Hi again, in the meantime - see issue #126 - we have about 6.500 open connections and 2.5 Mio metrics every 15 seconds. The cpu usage increased to 240% with 8 workers (with 16 workers it went over 300%). I looked for a solution to handle even more connections, for we are planning another rollout. I found libevent, a library for handling a large number of open connections. After promising tests of a simple libevent-based TCP server i modified carbon-c-relay to use libevent. Now i have a working version based on version 2.2, that - after flawlessly running in our test env for one week - we now run in production. The cpu usage in production went down to 60% - in the test env (2.900 connections) from 50% to 20%. In my tests the libevent based relay scales linearly up to 15.000 connections when testing with 100 metrics per connection and an interval of 15 seconds. What you loose is a bit of control: No throttling of fast event sources. And we don't use aggregation, so we haven't tested that. Up to number of connections of about 1000 your solution seems to be a bit more efficient. Are you interested in my solution ? Diff, python stress script ...

grobian commented 8 years ago

It sounds interesting to say the least. I'd like to see what you did, it sounds like it is an improvement nonetheless!

chbuescher commented 8 years ago

relay-libevent.zip In the zip file you can find the diff to version 2.2/commit 2e76c18c3d7387ee689ee233ec4c65fa68eee303 and the files to stress test the relay: a dummy tcp socket server listening on port 5555, the stresser script, that opens many sockets to the graphite relay and the test configuration for the relay.

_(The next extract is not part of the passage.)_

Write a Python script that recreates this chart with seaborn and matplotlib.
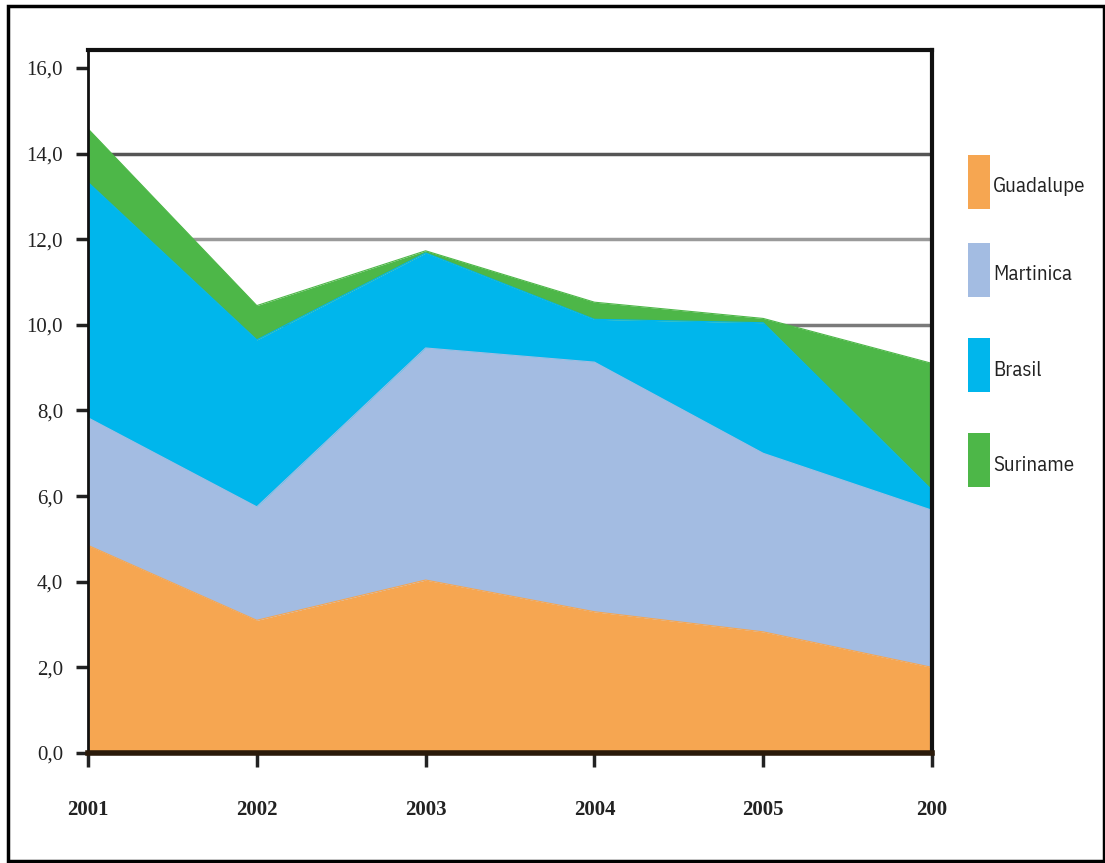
import matplotlib
matplotlib.use("Agg")
import matplotlib.pyplot as plt
import seaborn as sns
import numpy as np
from matplotlib.patches import Rectangle

years = ["2001", "2002", "2003", "2004", "2005", "200"]
guadalupe = [4.85, 3.10, 4.04, 3.30, 2.83, 2.00]
martinica = [2.98, 2.65, 5.42, 5.83, 4.17, 3.67]
brasil = [5.50, 3.90, 2.22, 1.00, 3.05, 0.47]
suriname = [1.25, 0.80, 0.05, 0.40, 0.10, 2.96]
series_names = ["Guadalupe", "Martinica", "Brasil", "Suriname"]
colors = ["#F6A651", "#A3BCE2", "#00B6EC", "#4DB748"]
yticks = [0, 2, 4, 6, 8, 10, 12, 14, 16]
ytick_labels = ["0,0", "2,0", "4,0", "6,0", "8,0", "10,0", "12,0", "14,0", "16,0"]

sns.set_theme(style="white")
plt.rcParams['font.family'] = ['Liberation Serif', 'DejaVu Serif']

W, H = 1105, 863
fig = plt.figure(figsize=(W / 100, H / 100), dpi=100)
ax = fig.add_axes([88/W, 1 - 753/H, (932-88)/W, (753-50)/H])

x = np.arange(len(years))
# gridlines
for yv, c in [(10, "#7a7a7a"), (12, "#9a9a9a"), (14, "#555555")]:
    ax.axhline(yv, color=c, lw=2.5, zorder=0)

ax.stackplot(x, guadalupe, martinica, brasil, suriname, colors=colors,
             zorder=1, linewidth=0)

cum = np.cumsum([guadalupe, martinica, brasil, suriname], axis=0)
for i in range(4):
    sns.lineplot(x=x, y=cum[i], ax=ax, color=colors[i], lw=0.8, zorder=2,
                 legend=False)

ax.set_xlim(0, len(years) - 1)
ax.set_ylim(0, 16.42)
ax.set_xticks(x)
ax.set_xticklabels(years, fontsize=15, fontweight="bold", color="#222222")
ax.set_yticks(yticks)
ax.set_yticklabels(ytick_labels, fontsize=15, color="#222222")
ax.tick_params(axis="x", direction="out", length=10, width=2.5, color="#222222", pad=24, bottom=True)
ax.tick_params(axis="y", direction="out", length=9, width=2.5, color="#222222", pad=9, left=True)

for side, w, c in [("left", 2.0, "#111111"), ("top", 3.0, "#111111"),
                   ("right", 3.0, "#111111"), ("bottom", 4.0, "#2a1a0a")]:
    ax.spines[side].set_visible(True)
    ax.spines[side].set_linewidth(w)
    ax.spines[side].set_color(c)

# legend (drawn manually to match the reference's tall swatches)
tops = [155, 243, 338, 433]
for name, c, top in zip(series_names, colors, tops):
    fig.add_artist(Rectangle((968/W, 1 - (top + 54)/H), 22/W, 54/H,
                             transform=fig.transFigure, facecolor=c,
                             edgecolor="none"))
    fig.text(993/W, 1 - (top + 32)/H, name, ha="left", va="center",
             fontsize=15, color="#222222",
             family=["Liberation Sans Narrow", "IBM Plex Sans Condensed", "DejaVu Sans"])

# outer frame
fig.add_artist(Rectangle((8/W, 2/H), 1 - 9/W, 1 - 8/H,
                         transform=fig.transFigure, fill=False,
                         edgecolor="black", lw=2.5))

fig.savefig("out.png", dpi=100)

Most changes are made in dispatcher.c, the other changes are due to the interface changes in the dispatcher functions. We still use RHEL6 on our servers, and the libevent library 1.4.x isn't threadsafe, so all the libevent stuff must be done in one thread, the worker 0 : the libevent callback functions dispatch_accept_cb_xxx when there is a new connection, the callback function dispatch_connread_cb for changes in the state of a client connection and the timer callback dispatch_timer_cb for un-/registering the listener sockets. I have moved the reading of the socket data and preparsing of the read data - searching the last newline char - into dispatch_connread_cb to ensure fast reading of new data and freeing most of the buffer as soon as possible. The new data is then copied to a new struct called metric_block and then inserted in the todo queue of one of the workers. All connections are handled inside libevent, so i removed the connections list completely - and the udp connections are now handled by the listeners list. The cpu time in the worker 0 libevent callbacks is measured by the new counter listener_wallTime_us, but i can't measure the libevent internal loop stuff.

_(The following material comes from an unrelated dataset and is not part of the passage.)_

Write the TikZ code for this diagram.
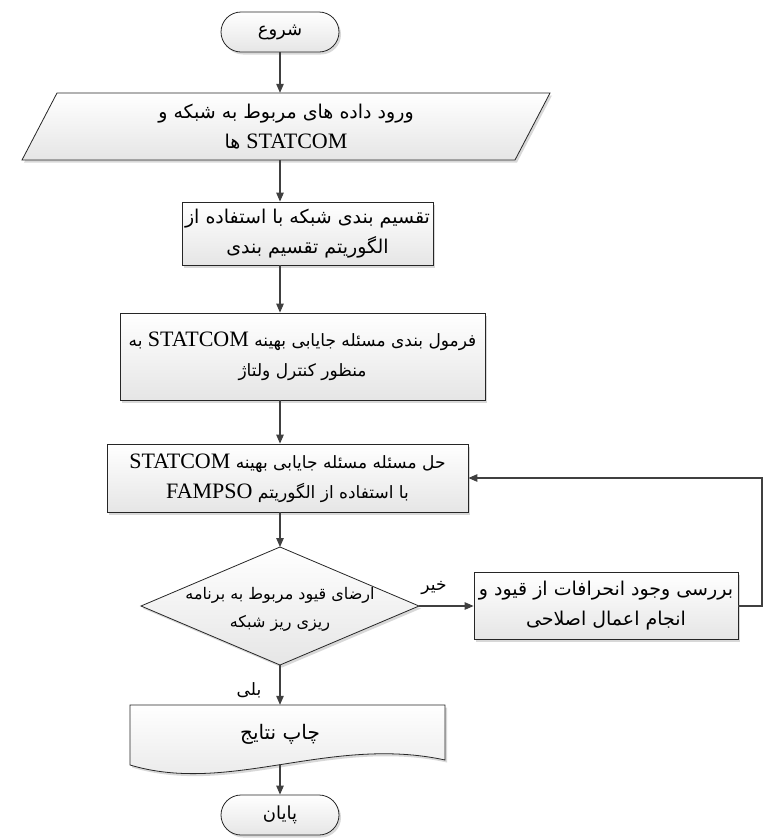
\documentclass[tikz,border=0pt]{standalone}
\usepackage{fontspec}
\setmainfont{Liberation Serif}
\newfontfamily\arabicfont[Script=Arabic]{DejaVu Sans}
\TeXXeTstate=1
\usetikzlibrary{arrows.meta,shadows}
\definecolor{linec}{HTML}{404040}
\definecolor{edgec}{HTML}{262626}
\newcommand\fa[1]{\beginR #1\endR}
\newcommand\lat[1]{\beginL{\rmfamily\fontsize{22}{30}\selectfont #1}\endL}
\newcommand\fsz[1]{\fontsize{#1}{30}\selectfont}
\tikzset{
  shp/.style={draw=edgec, line width=0.8pt, top color=white, bottom color=black!10,
    drop shadow={shadow xshift=2pt,shadow yshift=-2.5pt,fill=black!30,opacity=0.5}},
  txt/.style={font=\arabicfont\fsz{19}, align=center, inner sep=0pt},
  boxn/.style={shp, txt, rectangle},
  term/.style={shp, txt, font=\arabicfont\fsz{18}, rectangle, rounded corners=20pt, minimum width=118pt, minimum height=40pt},
  arr/.style={draw=linec, line width=1.1pt, -{Triangle[length=9pt,width=7.5pt]}},
  lbl/.style={font=\arabicfont\fsz{17}, inner sep=0pt}
}
\begin{document}
\begin{tikzpicture}[x=1pt,y=-1pt]
\useasboundingbox (0,0) rectangle (763,839);
\coordinate (ax) at (280,0);
% start
\node[term] (start) at (280,32) {\fa{شروع}};
% input parallelogram
\path[shp] (57,93) -- (550,93) -- (515,160) -- (22,160) -- cycle;
\node[txt, minimum width=458pt, minimum height=67pt] (para) at (286,126.5)
  {\fa{ورود داده های مربوط به شبکه و}\\ \fa{\lat{STATCOM} ها}};
% box 2
\node[boxn, minimum width=251pt, minimum height=63pt] (part) at (307.5,233.5)
  {\fa{تقسیم بندی شبکه با استفاده از}\\ \fa{الگوریتم تقسیم بندی}};
% box 3
\node[boxn, font=\arabicfont\fsz{17}, minimum width=365pt, minimum height=87pt] (form) at (302.5,356.5)
  {\fa{فرمول بندی مسئله جایابی بهینه \lat{STATCOM} به}\\ \fa{منظور کنترل ولتاژ}};
% box 4
\node[boxn, font=\arabicfont\fsz{17}, minimum width=361pt, minimum height=68pt] (solve) at (287.5,478)
  {\fa{حل مسئله مسئله جایابی بهینه \lat{STATCOM}}\\ \fa{با استفاده از الگوریتم \lat{FAMPSO}}};
% decision
\coordinate (dN) at (280,547);
\coordinate (dE) at (419,606);
\coordinate (dS) at (280,665);
\coordinate (dW) at (141,606);
\path[shp] (dN) -- (dE) -- (dS) -- (dW) -- cycle;
\node[txt, font=\arabicfont\fontsize{16}{28}\selectfont] (dec) at (280,609) {\fa{ارضای قیود مربوط به برنامه}\\ \fa{ریزی ریز شبکه}};
% box 5
\node[boxn, minimum width=264pt, minimum height=67pt] (fix) at (606,606)
  {\fa{بررسی وجود انحرافات از قیود و}\\ \fa{انجام اعمال اصلاحی}};
% tape / document
\path[shp] (130,705) -- (445,705) -- (445,760) .. controls (330,735) and (230,795) .. (130,765) -- cycle;
\node[txt, font=\arabicfont\fsz{20}, minimum width=310pt, minimum height=59pt] (tape) at (280,734.5) {\fa{چاپ نتایج}};
% end
\node[term] (end) at (280,815) {\fa{پایان}};
% labels
\node[lbl] (no) at (434,588) {\fa{خیر}};
\node[lbl] (yes) at (249,690) {\fa{بلی}};
% connectors
\draw[arr] (start.south) -- (ax |- para.north);
\draw[arr] (ax |- para.south) -- (ax |- part.north);
\draw[arr] (ax |- part.south) -- (ax |- form.north);
\draw[arr] (ax |- form.south) -- (ax |- solve.north);
\draw[arr] (ax |- solve.south) -- (dN);
\draw[arr] (dE) -- (fix.west);
\draw[arr] (dS) -- (ax |- tape.north);
\draw[arr] (ax |- tape.south) -- (end.north);
\coordinate (fbA) at (762,606);
\coordinate (fbB) at (762,478);
\draw[arr] (fix.east) -- (fbA) -- (fbB) -- (solve.east);
\end{tikzpicture}
\end{document}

Civil commented 8 years ago

To overcome issues with older libevent (thread-safeness) you might want to create a configuration system and in case if libevent <2.0 static link carbon-c-relay with bundled version.

chbuescher commented 8 years ago

I handle all libevent stuff in only one thread, and i have validated it with helgrind and drd, so i don't expect any thread-safety issues.

Civil commented 8 years ago

I handle all libevent stuff in only one thread, and i have validated it with helgrind and drd, so i don't expect any thread-safety issues.

Yeah, I only meant that some distros (Ubuntu 14.04+, Debian Stable) ships libevent 2.0 and newer versions of libevent are thread-safe and you can keep the code multi-threaded.

chbuescher commented 7 years ago

Found a segmentation fault when using aggregations: dispatch_initlisteners() must be called before the invocation of router_readconfig() in relay.c

Civil commented 6 years ago

I just wanted to say that we ended up rebasing @chbuescher patchset on top of v2.6 (the last one that was stable for us) and it helped to solve one of our performance problem with one of the clusters.

Briefly about the problem - one of the metric producers started sending twice more data in a single connection (we are talking about 30 connections per relay, and bulk sends of 2-3M points every 10 seconds from each box). And then they realized that instead of 2 seconds it now takes 6 minutes to send data out.

With this patch (well, to be honest I've just cherry-picked all the commits from the fork, so it also includes GNU Regexp -> PCRE, but according to perf top it's not related) it now takes 4 seconds to accept and relay the data.

chbuescher commented 6 years ago

PCRE only helps if you use matches (blackhole, aggregate...). Recently we enabled the PCRE JIT compiler - just by using the option PCRE_STUDY_JIT_COMPILE in pcre_study (in router.c). The worker threads now use 50% less cpu time with our configuration.

Civil commented 6 years ago

PCRE was just nice to have, that's it. It haven't helped our case a lot.

Though I think while porting that to 2.6 I've accidentally reverted some fixes for 'send statistics', cause it triggered one of the bugs we had while using 2.3-2.5 releases. But I'll investigate that later.

grobian commented 6 years ago

Send statistics has a bug?

Civil commented 6 years ago

In the version that @chbuescher patched. For some reason it resurrects one of the old bugs when statistics is malformed.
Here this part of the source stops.